- [STATED PROBLEM]:
Print them exactly: the lines from the beginning of the entries below through the line that contains "faa_taf = [375500, 383800, 384000, 384200]", and only those, with the pictures left out.

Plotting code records
◆ ◆ ◆ ◆ ◆

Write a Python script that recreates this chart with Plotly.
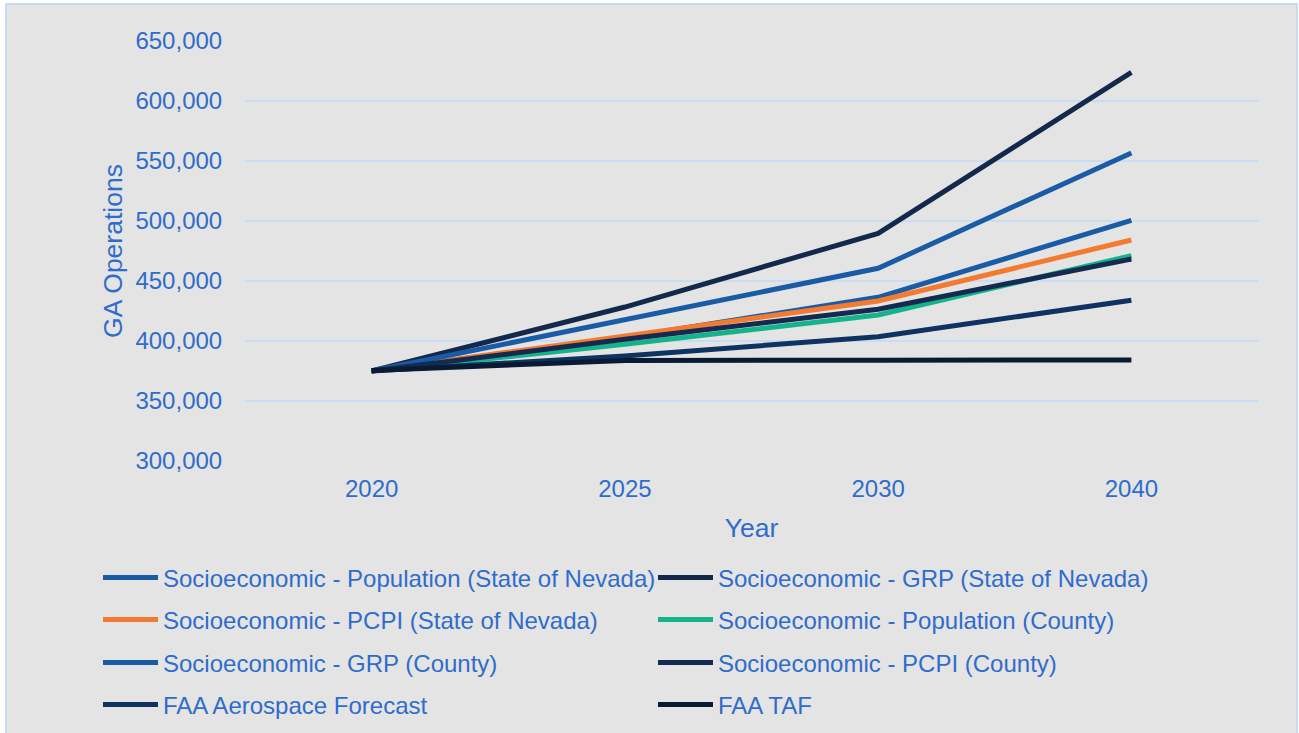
import plotly.graph_objects as go

# Forecast years (category axis) and GA operations per scenario
years = ["2020", "2025", "2030", "2040"]

pop_state = [375000, 403000, 436400, 500600]
grp_state = [375000, 428300, 489700, 623900]
pcpi_state = [375000, 404500, 433300, 484200]
pop_county = [375000, 397200, 421700, 471100]
grp_county = [375000, 417500, 460600, 556700]
pcpi_county = [375000, 401400, 426400, 468300]
faa_aerospace = [375000, 387500, 403600, 433900]
faa_taf = [375500, 383800, 384000, 384200]

series_names = [
    "Socioeconomic - Population (State of Nevada)",
    "Socioeconomic - GRP (State of Nevada)",
    "Socioeconomic - PCPI (State of Nevada)",
    "Socioeconomic - Population (County)",
    "Socioeconomic - GRP (County)",
    "Socioeconomic - PCPI (County)",
    "FAA Aerospace Forecast",
    "FAA TAF",
]
series_values = [pop_state, grp_state, pcpi_state, pop_county,
                 grp_county, pcpi_county, faa_aerospace, faa_taf]
series_colors = ["#1a5ba6", "#13294b", "#f47a30", "#15b38a",
                 "#1a5ba6", "#142a50", "#0e3361", "#0a1a33"]

y_ticks = [300000, 350000, 400000, 450000, 500000, 550000, 600000, 650000]

TEXT = "#2f6ccc"
GRID = "#c9dcf3"
BG = "#e4e4e4"
FONT = "Liberation Sans, Arial, sans-serif"

W, H = 1299, 733
L, R, T, B = 245, 41, 41, 272
pw, ph = W - L - R, H - T - B


def px_x(x):
    return (x - L) / pw


def px_y(y):
    return (H - B - y) / ph


fig = go.Figure()

# one single-entry legend per series, laid out as a two-column grid
legend_ids = ["legend"] + [f"legend{i}" for i in range(2, 9)]
col_x = [98, 653]
row_y = [578, 620, 663, 705]

legend_layout = {}
for i, (name, vals, col) in enumerate(zip(series_names, series_values, series_colors)):
    lid = legend_ids[i]
    fig.add_trace(go.Scatter(
        x=years, y=vals, name=name, mode="lines",
        line=dict(color=col, width=5),
        legend=lid,
    ))
    legend_layout[lid] = dict(
        xref="paper", yref="paper",
        x=px_x(col_x[i % 2]), y=px_y(row_y[i // 2]),
        xanchor="left", yanchor="middle",
        bgcolor="rgba(0,0,0,0)", borderwidth=0,
        font=dict(family=FONT, size=24, color=TEXT),
        itemwidth=55,
    )

# chart frame behind the plot
fig.add_shape(
    type="rect", xref="paper", yref="paper", layer="below",
    x0=px_x(6), x1=px_x(1297),
    y0=px_y(745), y1=px_y(4),
    fillcolor=BG, line=dict(color="#c6dbf4", width=2),
)

fig.update_layout(
    width=W, height=H,
    margin=dict(l=L, r=R, t=T, b=B, autoexpand=False),
    paper_bgcolor="white", plot_bgcolor="rgba(0,0,0,0)",
    font=dict(family=FONT, color=TEXT, size=24),
    showlegend=True,
    **legend_layout,
)

fig.update_xaxes(
    type="category", categoryorder="array", categoryarray=years,
    range=[-0.5, 3.5], showgrid=False, zeroline=False, showline=False,
    ticks="outside", ticklen=6, tickcolor="rgba(0,0,0,0)",
    tickfont=dict(size=24, color=TEXT), automargin=False,
    title=dict(text="Year", font=dict(size=26.5, color=TEXT), standoff=17),
)
fig.update_yaxes(
    range=[300000, 650000], tickvals=y_ticks,
    ticktext=[f"{v:,}" for v in y_ticks],
    showgrid=True, gridcolor=GRID, gridwidth=2, zeroline=False, showline=False,
    ticks="outside", ticklen=17, tickcolor="rgba(0,0,0,0)",
    tickfont=dict(size=24, color=TEXT), automargin=False,
    title=dict(text="GA Operations", font=dict(size=26.5, color=TEXT), standoff=5),
)

fig.write_html("out.html")
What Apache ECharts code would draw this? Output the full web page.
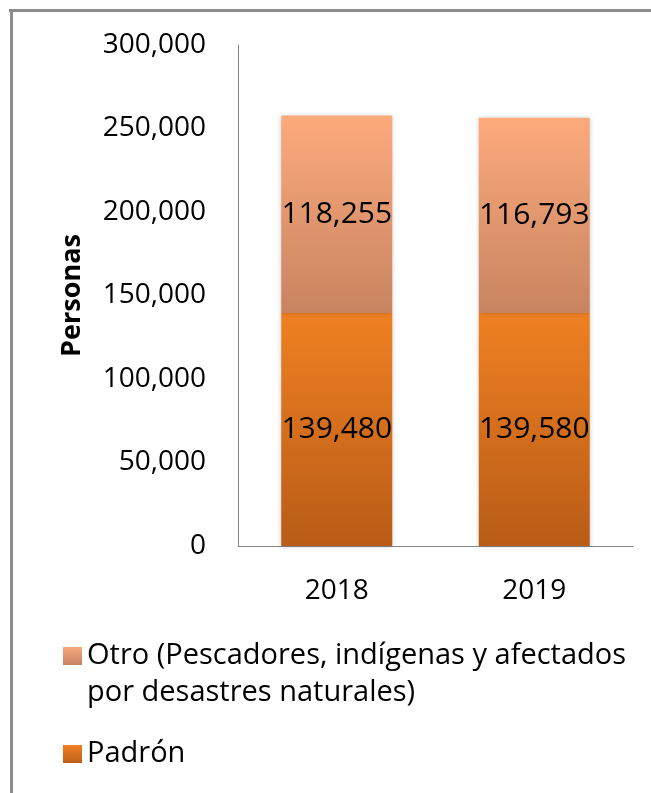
<!DOCTYPE html>
<html>
<head>
<meta charset="utf-8">
<script src="https://cdn.jsdelivr.net/npm/echarts@6/dist/echarts.min.js"></script>
<style>
  html, body { margin: 0; padding: 0; background: #fff; }
  #main { width: 651px; height: 793px; }
</style>
</head>
<body>
<div id="main"></div>
<script>
// datos del gráfico
var years = ['2018', '2019'];
var padron = [139480, 139580];
var otro = [118255, 116793];
var seriesNames = ['Otro (Pescadores, indígenas y afectados\npor desastres naturales)', 'Padrón'];
var yTicks = [0, 50000, 100000, 150000, 200000, 250000, 300000];

var myChart = echarts.init(document.getElementById('main'));

var font = 'Open Sans';
function fmt(v) {
	return Number(v).toLocaleString('en-US');
}
function grad(stops) {
	return new echarts.graphic.LinearGradient(0, 0, 0, 1, stops.map(function (s) {
		return { offset: s[0], color: s[1] };
	}));
}

var labelStyle = {
	show: true,
	position: 'inside',
	fontFamily: font,
	fontSize: 30,
	color: '#000',
	formatter: function (p) { return fmt(p.value); }
};

// icono de leyenda: cuadrado arriba, alto total = dos lineas de texto
var tallIcon = 'path://M0,0L19,0L19,18L0,18Z M0,55L19,55';

option = {
	backgroundColor: '#fff',
	animation: false,
	grid: { left: 238, top: 45, right: 18, bottom: 247 },
	graphic: [
		{ type: 'rect', shape: { x: 9, y: 9, width: 642, height: 3 }, style: { fill: '#8c8c8c' }, silent: true },
		{ type: 'rect', shape: { x: 10, y: 9, width: 3, height: 784 }, style: { fill: '#8c8c8c' }, silent: true }
	],
	legend: [
		{
			data: [seriesNames[0]],
			orient: 'vertical',
			left: 63,
			top: 637.5,
			padding: 0,
			icon: tallIcon,
			itemWidth: 19,
			itemHeight: 55,
			itemGap: 0,
			itemStyle: {
				color: grad([[0, '#f9a87c'], [0.327, '#c68362'], [1, '#c68362']]),
				borderWidth: 0,
				shadowBlur: 0
			},
			textStyle: { fontFamily: font, fontSize: 29, color: '#000', lineHeight: 37 }
		},
		{
			data: [seriesNames[1]],
			orient: 'vertical',
			left: 63,
			top: 735.5,
			padding: 0,
			icon: 'rect',
			itemWidth: 19,
			itemHeight: 18,
			itemStyle: {
				color: grad([[0, '#ef8022'], [1, '#bd5f19']]),
				borderWidth: 0,
				shadowBlur: 0
			},
			textStyle: { fontFamily: font, fontSize: 29, color: '#000', lineHeight: 37 }
		}
	],
	xAxis: {
		type: 'category',
		data: years,
		axisLine: { lineStyle: { color: '#868686', width: 1 } },
		axisTick: { show: false },
		axisLabel: { fontFamily: font, fontSize: 28, color: '#000', margin: 31 }
	},
	yAxis: {
		type: 'value',
		min: yTicks[0],
		max: yTicks[yTicks.length - 1],
		interval: 50000,
		name: 'Personas',
		nameLocation: 'middle',
		nameGap: 152,
		nameTextStyle: { fontFamily: font, fontSize: 27, fontWeight: 'bold', color: '#000' },
		axisLine: { show: true, lineStyle: { color: '#868686', width: 1 } },
		axisTick: { show: false },
		splitLine: { show: false },
		axisLabel: { fontFamily: font, fontSize: 28, color: '#000', margin: 32, formatter: fmt }
	},
	series: [
		{
			name: seriesNames[1],
			type: 'bar',
			stack: 'total',
			barWidth: 111,
			data: padron,
			label: labelStyle,
			itemStyle: {
				color: grad([[0, '#ef8022'], [1, '#b95c17']]),
				shadowBlur: 5,
				shadowColor: 'rgba(0,0,0,0.25)'
			}
		},
		{
			name: seriesNames[0],
			type: 'bar',
			stack: 'total',
			barWidth: 111,
			data: otro,
			label: labelStyle,
			itemStyle: {
				color: grad([[0, '#fdaa7c'], [1, '#c78460']]),
				shadowBlur: 5,
				shadowColor: 'rgba(0,0,0,0.25)'
			}
		}
	]
};

myChart.setOption(option);
</script>
</body>
</html>
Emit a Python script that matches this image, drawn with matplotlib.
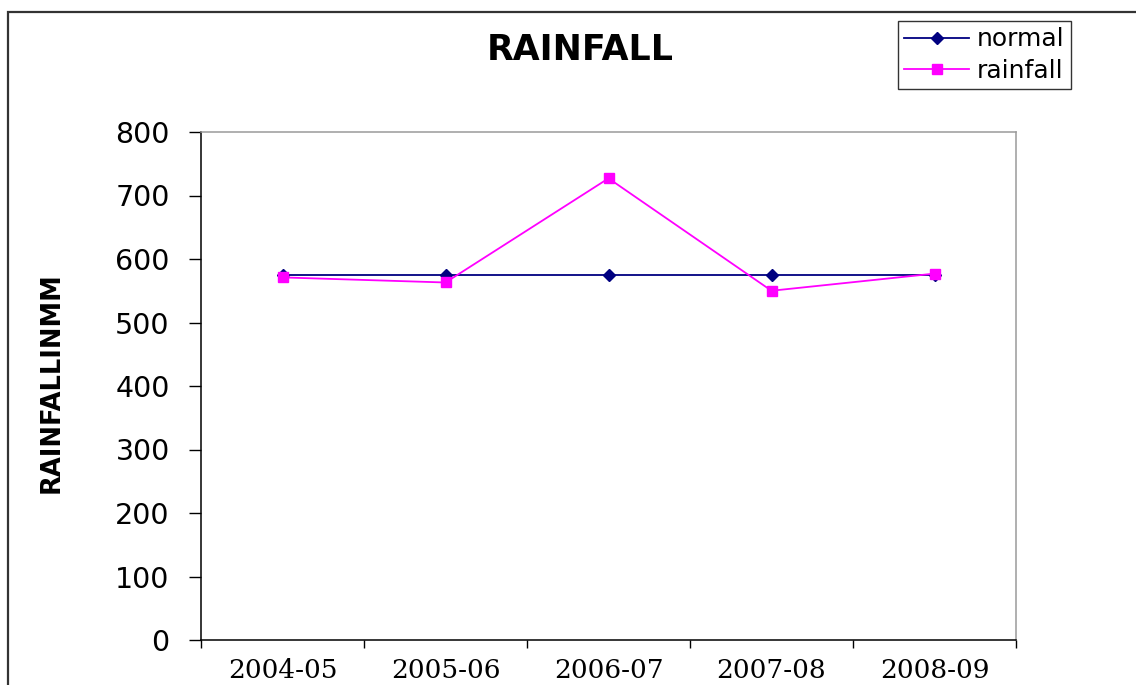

◆ ◆ ◆ ◆ ◆

- [ANSWER TO THE TASK]:
Write a Python script that recreates this chart with Plotly.
import plotly.graph_objects as go

# Forecast years (category axis) and GA operations per scenario
years = ["2020", "2025", "2030", "2040"]

pop_state = [375000, 403000, 436400, 500600]
grp_state = [375000, 428300, 489700, 623900]
pcpi_state = [375000, 404500, 433300, 484200]
pop_county = [375000, 397200, 421700, 471100]
grp_county = [375000, 417500, 460600, 556700]
pcpi_county = [375000, 401400, 426400, 468300]
faa_aerospace = [375000, 387500, 403600, 433900]
faa_taf = [375500, 383800, 384000, 384200]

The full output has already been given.